There was a sale on brussels sprouts at the grocery which afforded me yet another opportunity to try my hand at replicating the glorious, beloved roasted brussels sprouts from Eos Wine Salon down the street.  I cannot resist ordering these beauties each time we go and though I have tried, I have never successfully been able to make them at home.  I guess the sixth time is a charm because finally, I have mastered the roasted sprout!   Tossed with olive oil, a splash of sesame oil, minced garlic, salt and pepper, roasted and then drizzled with more sesame oil, soy sauce, sugar and black and white sesame seeds.  A little crunchy, a little bitter, caramelized, savoury and cheap!    Aha!  Cheap makes it taste even better-  the seventh taste, after umami.


Lastly, we have the home-made perogy with sauteéd cabbage.  We rarely see perogies in San Francisco so Marc determined to make his own.  It would seem that perogy-making is an art, has an element of dexterity associated wtih it.   That the dough is maddenly springy and that the stuffing may not touch the edges of the dough, lest the filling burst forth during boiling, make these frustratingly difficult to make.   Make them we did, however, frying them in hot sauce after boiling to give them a crispy, piquant edge.   Superb.

Encheapifying, Part I

Tuesday, March 10th, 2009

Two weeks ago, we got a report from the credit card company that aggregated and charted our spending habits for the past 12 months.   Nothing like seeing all our expenses laid out in pie chart glory to put a fine point on how much money is marching out the door, and for what.   Not surprisingly, the amount allotted to groceries was pretty high, despite the fact that we hardly bought any foie gras and, like, zero caviar all last year.   But the fresh whole chickens, the Cowgirl Creamery cheeses, the meats, and certainly the wine, do add up to a pretty penny.

The positive outcome of this analysis is that we were inspired to reel in the grocery expenses a bit;  we can afford to eat less meat, can experiment more with root vegetables, can buy cheaper wine.   A challenge!   Let’s see how little we can purchase for a week’s worth of breakfasts, lunches and dinners, no meals out.   Let the credit card breathe.

First things first, I went through the pantry, fridge and freezer to find out what we could make use of:   shallots, coconut milk, bread flour, artichoke hearts, frozen home-made pizza dough, a couple ounces of goat cheese, parmesan, cabbage, some fresh herbs, vegetable broth, fish stock, one frozen sausage, yeast, oatmeal, 100 different kinds of rice, barley, couscous, farro, cornmeal, orzo, frozen pasta filling, asaparagus, refried beans, and eggs.    Plus staples.   And liquor.

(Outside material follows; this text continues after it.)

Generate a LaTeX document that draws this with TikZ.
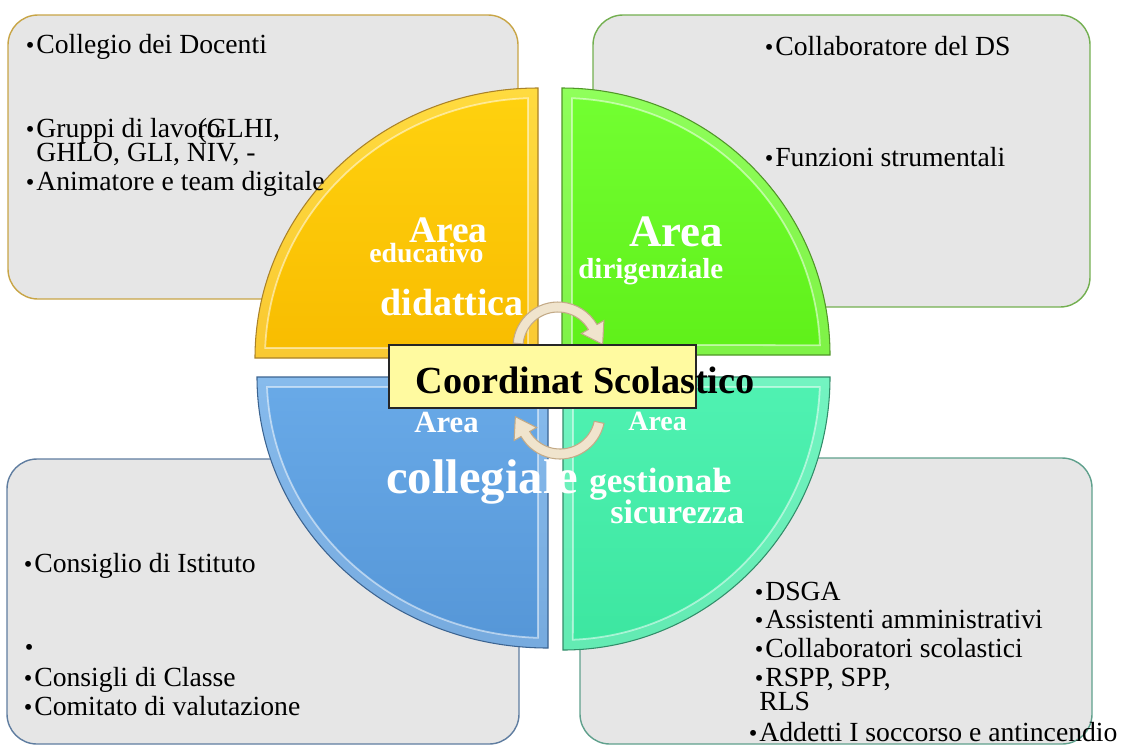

Next, we sat down and connected the dots bewteen the items on the “have” list.  Let’s see, we could make coleslaw with the cabbage, and that could go with inexpensive fish and chips;  and maybe fried cabbage with some home-made perogies;  we can cobble together pizza toppings to go on the dough;  can make some pasta to become ravioli with the frozen filling…   how about artichoke and asparagus risotto?    salad with goat cheese dressing?


The only “brand new” meal on the menu turned out to be bacon and butternut squash crepes.   I suppose bacon is rather expensive, but a little goes a long way:  we can add it to the perogy filling, the crepes and then make some BLTs for lunch so we’re not constantly eating leftovers at noon.

We took the bus ($3 return for both of us) and used our backpacks to get the groceries.  $89.60, including two bottles of wine.   Under $100 is an all-time low, a new record.   Plus, I made some whole wheat bread, some chocolate chip cookies and the pasta.    More work than usual, no question.   More rewarding, too.